Выбрать главу

Но насколько соответствовало действительности то, что посланники общества «обрезанных» были отправлены Иаковом с целью навязать Павлу точку зрения Иерусалима в его собственной миссионерской зоне? Разве что они ссылались на того, кто всем был известен своей требовательностью к чистоте? Этого нельзя утверждать. Самому Павлу не всегда удавалось скрыть раздражение, которое в нем вызывали «новые апостолы», но он продолжал до самого конца поддерживать авторитет Иакова в Иерусалиме[682].

В этом деле Павел шел от разочарования к разочарованию. Петр и даже Варнава уступили давлению непримиримых консерваторов: они оба стали принимать пищу отдельно от тех, кто употреблял некошерную еду. Павел решился на публичное выступление против Петра, произнеся речь, суть которой он изложил в послании, сохранив тем самым для нас свое выступление, предназначенное исключительно для аудитории иудейского происхождения. Пусть эта единственная речь, позднее включенная Павлом в его Послание к Галатам, передаст ту важность, которую придавал Павел этому вопросу.

Во время одного из собраний произошла перебранка, отделившая иудеев-христиан от христиан из язычников. То есть даже более определенно: от эллинизированных иудеев, пользовавшихся греческой терминологией и мыслящих по-гречески. Павел начал с примера, доказывающего, что Петр противоречит сам себе: он, будучи иудеем, иногда доходил до того, что «действовал, как язычник» (ethnikos), употребляя в пищу, как язычники, некошерную пищу, принуждает язычников (ethne) «жить по-иудейски» (ioudaizein) [683]. Почему?

Аргументация Павла относилась скорее к вопросу «культуры» — даже можно было бы сказать, философии, — но не к теологии. Эта аргументация дается в греческом понимании вещей, то есть взгляд на проблему соответствует греческому образу мыслей[684]. Эта проблема снова спровоцировала главный спор эллинизированного иудаизма, возникший еще в то время, когда соблазн аккультурации и «жизни по-гречески» (hellenismos) в эпоху Маккавеев вызвал у иудеев защитный рефлекс во имя «иудейской культуры», названный тогда из противоречия ioudaismos[685]. Конфронтация носила непримиримый характер даже среди первых христиан, если вспомнить напряжение между «иудеями» и «эллинистами» в связи со смертью Стефана[686]. Павел хочет положить конец вражде, утверждая типично греческий релятивизм, вызванный идеями стоицизма: традиция — «царица мира», каждый живет в соответствии со своими обычаями, и иностранец должен уметь адаптироваться к окружающей среде… Сам он придерживался этого принципа в течение всей своей жизни, будучи иудеем среди иудеев и живя по-язычески среди язычников.

Петр и другие не согласились с Павлом и не последовали за ним.

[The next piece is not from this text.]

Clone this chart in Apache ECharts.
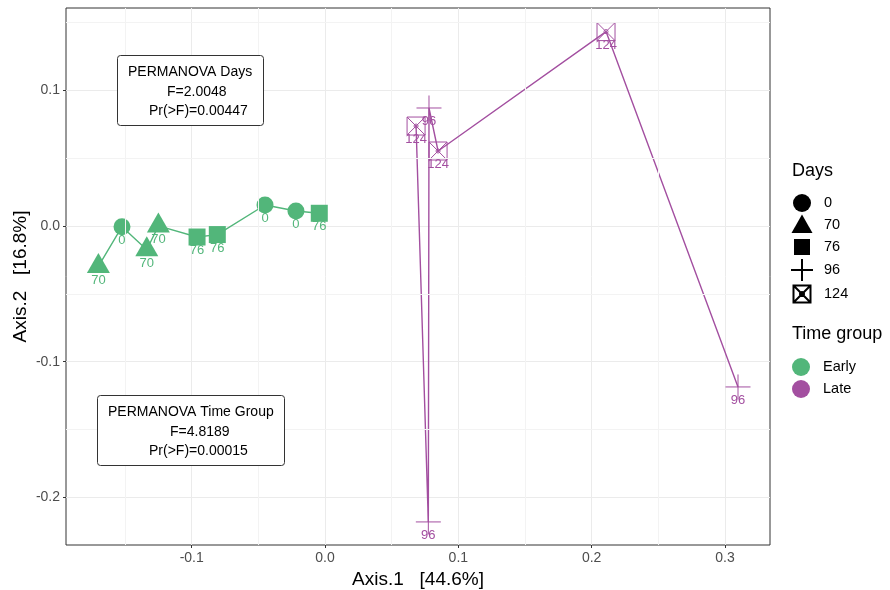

Мы не знаем, какие возражения они приводили, но факт остается фактом — Петр остался. Павел ушел… и уже никогда не возвращался в Антиохию, в Церковь, основы которой он закладывал. Он отправился в путь только в сопровождении Тита и Тимофея, поскольку Сила, с которым он совершил второе миссионерское путешествие, примкнул теперь к Петру[687].

Это было изгнание: другого слова тут не подберешь! Причины этого были гораздо более серьезны, чем те, которые вызвали его отправление во вторую миссию, весьма напряженную. Теперь Павел чувствовал себя вполне независимым от Церкви Антиохии — ощущение, которое, впрочем, пришло к нему еще во время его второго путешествия и все более возрастало. На этот раз он сжег за собой мосты. Он приступил к осуществлению новой программы с помощью своей группы, которая полностью состояла из обращенных язычников, хорошо знающих Малую Азию. Именно в греческой среде, обеспечивающей размах и бесконечные возможности, он намеревался применить свои способности на поприще нововведений и евангелистического созидания, не сталкиваясь при этом с требованиями иудаизма или соперничеством апостолов, как это было в регионах, соседствующих с Палестиной. Он ушел, не оглядываясь больше на христиан Антиохии, и несмотря на жестокое разочарование, его новая миссия не была бегством, желанием выпутаться таким способом из сложного положения: его планы, его сердце, его будущее были обращены к Иерусалиму, к Святому городу. Сбор пожертвований для бедняков, который был доверен ему властями Иерусалима, стал теперь одной из целей его нового путешествия и одной из самых важных причин возвращения. Какими бы ни были разногласия — случайные или же принципиальные — с «новыми апостолами», он всегда был солидарен с Иерусалимской церковью, уважая тех, кого считал главенствующими над нею.